Bill would curb supervisors’ power over review board

The Senate Government Affairs Commission was urged Monday to pass a bill reducing the Board of Supervisors’ control over the Carson City Charter Review Commission.

AB312 by Assemblyman Pete Livermore, R-Carson City, would provide for direct appointments to the commission instead of “nominations” by board members and Carson City’s legislative representatives.

“I don’t get to pick and choose their members,” he said. “I don’t think they should get to choose my members.”

The bill also would allow the review commission to go around the supervisors and find a legislator to bring their proposed changes to the city charter if the supervisors refused. Right now, the commission’s recommendations are reviewed by the Board of Supervisors, which can refuse to adopt them or put them before lawmakers.

Carson City activist Ande Engleman and charter commission chairwoman Donna DePauw both testified that far too often in the past 20 years, the supervisors have refused to put the commission’s recommendations into the biennial charter amendment bill.

“We have struggled tremendously with getting issues through the Board of Supervisors,” DePauw said.

Engleman said the best example is the question of whether supervisors should be elected at large or by voters in their wards. That question was put to the voters in 1992 and ended up in a rare tie.
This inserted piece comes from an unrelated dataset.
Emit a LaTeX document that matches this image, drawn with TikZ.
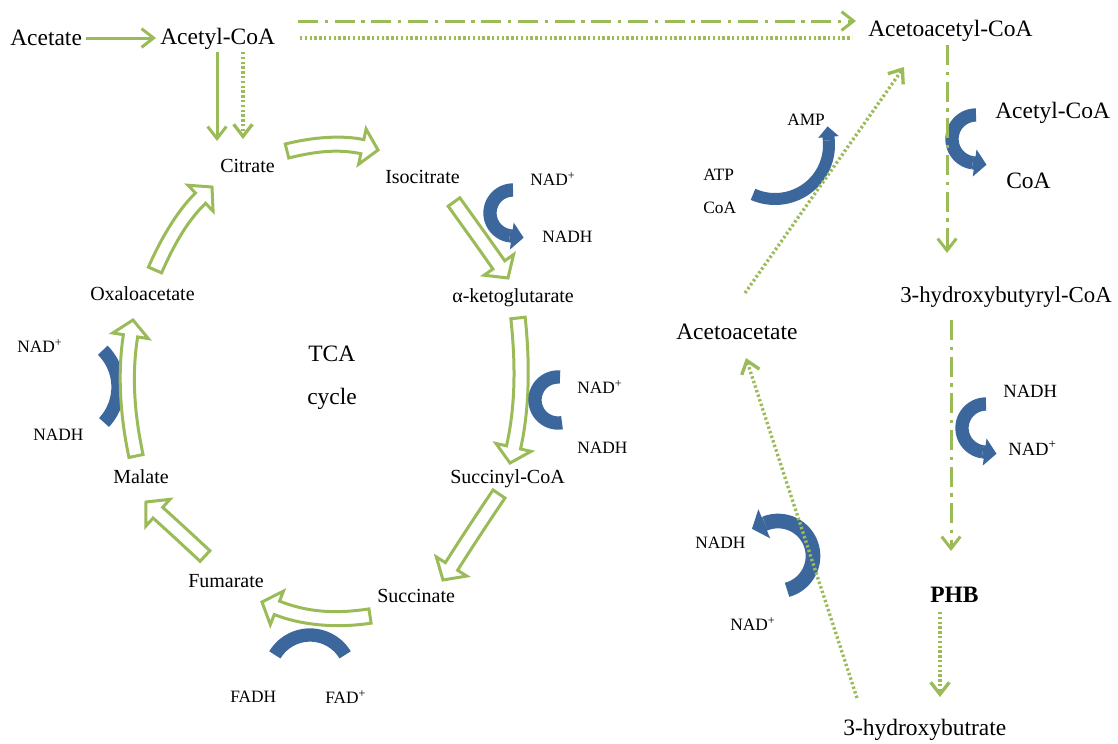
\documentclass[tikz,border=0pt]{standalone}
\usepackage{fontspec}
\setmainfont{Liberation Serif}
\usetikzlibrary{arrows.meta,calc}
\definecolor{tcagreen}{RGB}{155,187,89}
\definecolor{cofblue}{RGB}{60,103,156}
\newcommand\bkw{5.4pt}
\newcommand\bkh{13.5pt}
\newcommand\bkl{12pt}
\newcommand\sizeL{\fontsize{17.6pt}{20pt}\selectfont}
\newcommand\sizeS{\fontsize{15pt}{18pt}\selectfont}
\newcommand\sizeM{\fontsize{13pt}{16pt}\selectfont}
\newcommand\sizeR{\fontsize{14pt}{17pt}\selectfont}
% curved hollow block arrow: tail, control, tip
\newcommand\cblock[3]{%
  \path ($(#3)!\bkl!(#2)$) coordinate (bkH)
        ($(#1)!2/3!(#2)$) coordinate (bkC1)
        ($(bkH)!2/3!(#2)$) coordinate (bkC2);
  \draw[blockarrow]
    ($(#1)!\bkw!90:(#2)$)
    .. controls ($(bkC1)!\bkw!90:(#2)$) and ($(bkC2)!\bkw!-90:(#2)$) ..
    ($(bkH)!\bkw!-90:(#2)$) -- ($(bkH)!\bkh!-90:(#2)$) -- (#3)
    -- ($(bkH)!\bkh!90:(#2)$) -- ($(bkH)!\bkw!90:(#2)$)
    .. controls ($(bkC2)!\bkw!90:(#2)$) and ($(bkC1)!\bkw!-90:(#2)$) ..
    ($(#1)!\bkw!-90:(#2)$) -- cycle;
}
% blue cofactor arc: [opts]{cx}{cy}{r}{start}{end}
\newcommand\cofarc[6][]{%
  \draw[cof,#1] plot[domain=#5:#6,samples=41,variable=\t]
    ({#2+#4*cos(\t)},{#3+#4*sin(\t)});
}
% blue cofactor arc with arrow head at its end
\newcommand\cofarrow[6][]{%
  \draw[cof,#1] plot[domain=#5:#6,samples=41,variable=\t]
    ({#2+#4*cos(\t)},{#3+#4*sin(\t)});
  \draw[cof,#1,cofhead] ({#2+#4*cos(#6)},{#3+#4*sin(#6)})
    -- ++({14*sign(#6-#5)*(-sin(#6))},{14*sign(#6-#5)*cos(#6)});
}
\tikzset{
  cofhw/.store in=\cofhw, cofhw=20pt,
  cofhl/.store in=\cofhl, cofhl=9pt,
  lbl/.style={anchor=base west, inner sep=0pt},
  gline/.style={draw=tcagreen, line width=2.25pt},
  ghead/.style={-{Straight Barb[length=9pt,width=14pt]}},
  dotpat/.style={line width=2.5pt, dash pattern=on 1.8pt off 1.8pt},
  dashdotpat/.style={dash pattern=on 15pt off 5pt on 2.5pt off 5pt},
  blockarrow/.style={draw=tcagreen, line width=2.25pt, fill=white, line join=miter},
  cof/.style={draw=cofblue, line width=10pt, line join=round},
  cofhead/.style={-{Triangle[length=\cofhl,width=\cofhw]}}
}
\begin{document}
\begin{tikzpicture}[x=0.75pt,y=-0.75pt]
\useasboundingbox (0,0) rectangle (1118,743);

% ---------- labels ----------
\node[lbl,font=\sizeL] (acetate) at (10,45) {Acetate};
\node[lbl,font=\sizeL] (acetylcoa) at (160,44) {Acetyl-CoA};
\node[lbl,font=\sizeL] (acetoacetylcoa) at (868,36) {Acetoacetyl-CoA};
\node[lbl,font=\sizeS] (citrate) at (220,172) {Citrate};
\node[lbl,font=\sizeS] (isocitrate) at (385,183) {Isocitrate};
\node[lbl,font=\sizeM] (nadA) at (530,185) {NAD\textsuperscript{+}};
\node[lbl,font=\sizeM] (nadhA) at (542,242) {NADH};
\node[lbl,font=\sizeS] (akg) at (452,302) {α-ketoglutarate};
\node[lbl,font=\sizeM] (nadB) at (577,393) {NAD\textsuperscript{+}};
\node[lbl,font=\sizeM] (nadhB) at (577,453) {NADH};
\node[lbl,font=\sizeS] (succoa) at (450,483) {Succinyl-CoA};
\node[lbl,font=\sizeS] (succinate) at (377,602) {Succinate};
\node[lbl,font=\sizeS] (fumarate) at (188,587) {Fumarate};
\node[lbl,font=\sizeM] (fadh) at (230,702) {FADH};
\node[lbl,font=\sizeM] (fad) at (325,703) {FAD\textsuperscript{+}};
\node[lbl,font=\sizeS] (malate) at (113,483) {Malate};
\node[lbl,font=\sizeM] (nadC) at (17,352) {NAD\textsuperscript{+}};
\node[lbl,font=\sizeM] (nadhC) at (33,440) {NADH};
\node[lbl,font=\sizeS] (oxalo) at (90,300) {Oxaloacetate};
\node[lbl,font=\sizeL] (tca) at (308,361) {TCA};
\node[lbl,font=\sizeL] (cycle) at (307,404) {cycle};
\node[lbl,font=\sizeM] (amp) at (787,125) {AMP};
\node[lbl,font=\sizeM] (atp) at (703,180) {ATP};
\node[lbl,font=\sizeM] (coaA) at (703,213) {CoA};
\node[lbl,font=\sizeL] (acetylcoaR) at (995,118) {Acetyl-CoA};
\node[lbl,font=\sizeL] (coaR) at (1006,188) {CoA};
\node[lbl,font=\fontsize{17.1pt}{20pt}\selectfont] (hbcoa) at (900,302) {3-hydroxybutyryl-CoA};
\node[lbl,font=\sizeL] (acetoacetate) at (676,339) {Acetoacetate};
\node[lbl,font=\sizeR] (nadhD) at (1003,397) {NADH};
\node[lbl,font=\sizeR] (nadD) at (1008,455) {NAD\textsuperscript{+}};
\node[lbl,font=\sizeL\bfseries] (phb) at (930,602) {PHB};
\node[lbl,font=\sizeM] (nadhE) at (695,548) {NADH};
\node[lbl,font=\sizeM] (nadE) at (730,630) {NAD\textsuperscript{+}};
\node[lbl,font=\sizeL] (hb) at (843,735) {3-hydroxybutrate};

% ---------- connector end points ----------
\coordinate (p1s) at (86,38);   \coordinate (p1e) at (156,38);
\coordinate (p2s) at (217,52);  \coordinate (p2e) at (217,141);
\coordinate (p3s) at (243,52);  \coordinate (p3e) at (243,139);
\coordinate (p4s) at (298,21);  \coordinate (p4e) at (856,21);
\coordinate (p5s) at (300,38);  \coordinate (p5e) at (852,38);
\coordinate (p6s) at (947,45);  \coordinate (p6e) at (947,253);
\coordinate (p7s) at (951,320); \coordinate (p7e) at (951,551);
\coordinate (p8s) at (940,612); \coordinate (p8e) at (940,697);
\coordinate (p9s) at (857,698); \coordinate (p9e) at (746,358);
\coordinate (p10s) at (745,293); \coordinate (p10e) at (904,67);

% ---------- blue cofactor arrows (behind) ----------
\cofarc{66}{387}{52}{-45}{43}
\cofarc{310}{676}{41}{-149}{-31}
\cofarrow[line width=9pt,cofhw=15pt,cofhl=8pt]{775}{145}{54}{114}{-5}
\cofarrow{976}{139}{24}{-90}{-262}
\cofarrow{986}{428}{24}{-90}{-262}
\cofarrow[line width=11pt,cofhw=23pt,cofhl=10pt]{778}{556}{35}{75}{-112}

% ---------- TCA block arrows ----------
\coordinate (b1a) at (287,151); \coordinate (b1m) at (331,140); \coordinate (b1b) at (378,150);
\coordinate (b2a) at (454,202); \coordinate (b2m) at (480,238); \coordinate (b2b) at (508,278);
\coordinate (b3a) at (518,318); \coordinate (b3m) at (526,392); \coordinate (b3b) at (510,463);
\coordinate (b4a) at (499,494); \coordinate (b4m) at (470,537); \coordinate (b4b) at (443,580);
\coordinate (b5a) at (370,616); \coordinate (b5m) at (318,624); \coordinate (b5b) at (262,602);
\coordinate (b6a) at (205,556); \coordinate (b6m) at (176,529); \coordinate (b6b) at (146,502);
\coordinate (b7a) at (136,456); \coordinate (b7m) at (122,390); \coordinate (b7b) at (133,320);
\coordinate (b8a) at (155,270); \coordinate (b8m) at (176,222); \coordinate (b8b) at (212,187);
\cblock{b1a}{b1m}{b1b}
\cblock{b2a}{b2m}{b2b}
\cblock{b3a}{b3m}{b3b}
\cblock{b4a}{b4m}{b4b}
\cblock{b5a}{b5m}{b5b}
\cblock{b6a}{b6m}{b6b}
\cblock{b7a}{b7m}{b7b}
\cblock{b8a}{b8m}{b8b}

% ---------- blue cofactor arrows (front) ----------
\cofarrow{513}{213}{23}{-90}{-262}
\cofarc{558}{400}{23}{-85}{-280}

% ---------- green connectors ----------
\draw[gline,ghead] (p1s) -- (p1e);
\draw[gline,ghead] (p2s) -- (p2e);
\draw[gline,ghead,dotpat] (p3s) -- (p3e);
\draw[gline,ghead,dashdotpat] (p4s) -- (p4e);
\draw[gline,dotpat] (p5s) -- (p5e);
\draw[gline,ghead,dashdotpat] (p6s) -- (p6e);
\draw[gline,ghead,dashdotpat] (p7s) -- (p7e);
\draw[gline,ghead,dotpat] (p8s) -- (p8e);
\draw[gline,ghead,dotpat] (p9s) -- (p9e);
\draw[gline,ghead,dotpat] (p10s) -- (p10e);
\end{tikzpicture}
\end{document}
She said there was no recount of that vote and that the supervisors have repeatedly refused to put the question back on the ballot.

They agreed to do so last year, and the issue will be on the next general election ballot.
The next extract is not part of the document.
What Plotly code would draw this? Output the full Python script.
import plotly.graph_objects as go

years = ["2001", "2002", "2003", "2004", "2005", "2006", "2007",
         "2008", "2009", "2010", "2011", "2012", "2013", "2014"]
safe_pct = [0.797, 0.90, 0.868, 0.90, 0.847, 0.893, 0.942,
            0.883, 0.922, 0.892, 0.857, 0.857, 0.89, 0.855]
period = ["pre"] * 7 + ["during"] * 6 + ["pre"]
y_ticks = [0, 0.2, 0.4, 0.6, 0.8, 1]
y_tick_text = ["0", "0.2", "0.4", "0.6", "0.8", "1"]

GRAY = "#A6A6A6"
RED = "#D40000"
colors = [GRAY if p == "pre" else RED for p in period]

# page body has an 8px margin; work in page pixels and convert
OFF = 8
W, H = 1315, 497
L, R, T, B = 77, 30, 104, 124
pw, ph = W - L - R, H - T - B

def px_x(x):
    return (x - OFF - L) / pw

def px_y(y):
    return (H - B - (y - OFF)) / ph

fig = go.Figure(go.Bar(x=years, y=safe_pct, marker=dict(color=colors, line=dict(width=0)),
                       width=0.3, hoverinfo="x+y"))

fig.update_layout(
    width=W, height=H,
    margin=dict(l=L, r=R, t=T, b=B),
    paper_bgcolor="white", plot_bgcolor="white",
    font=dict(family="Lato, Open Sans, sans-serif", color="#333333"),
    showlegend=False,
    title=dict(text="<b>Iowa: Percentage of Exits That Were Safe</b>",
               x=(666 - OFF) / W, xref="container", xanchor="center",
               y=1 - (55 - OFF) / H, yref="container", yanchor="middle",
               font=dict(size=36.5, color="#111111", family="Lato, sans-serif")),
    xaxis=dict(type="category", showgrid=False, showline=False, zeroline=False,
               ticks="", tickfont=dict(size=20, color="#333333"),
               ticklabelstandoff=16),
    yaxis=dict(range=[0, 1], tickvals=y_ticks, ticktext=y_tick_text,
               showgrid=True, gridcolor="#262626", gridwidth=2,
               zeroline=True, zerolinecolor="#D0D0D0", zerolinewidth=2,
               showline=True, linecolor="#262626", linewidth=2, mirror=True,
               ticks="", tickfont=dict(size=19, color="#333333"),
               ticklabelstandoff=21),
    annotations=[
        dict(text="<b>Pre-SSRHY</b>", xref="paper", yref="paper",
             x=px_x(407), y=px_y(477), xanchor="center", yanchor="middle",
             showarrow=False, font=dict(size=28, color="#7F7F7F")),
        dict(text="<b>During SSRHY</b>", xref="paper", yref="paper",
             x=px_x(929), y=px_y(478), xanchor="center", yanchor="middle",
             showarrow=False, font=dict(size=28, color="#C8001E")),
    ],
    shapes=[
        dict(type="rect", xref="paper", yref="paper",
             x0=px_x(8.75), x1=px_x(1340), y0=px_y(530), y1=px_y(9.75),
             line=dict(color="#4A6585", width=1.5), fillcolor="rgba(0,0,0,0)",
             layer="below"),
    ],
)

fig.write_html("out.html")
Neither Carson City Mayor Bob Crowell nor City Manager Larry Werner was available to testify Monday. But city lobbyist Mary Walker said not only the Board of Supervisors but a majority of the charter commission itself opposes AB312.

She also pointed out that most of DePauw’s agenda for charter amendments was opposed last year by a majority of that commission.

DePauw said she was referring to the past 20 years of commission recommendations being ignored by the board, not this past year’s recommendations.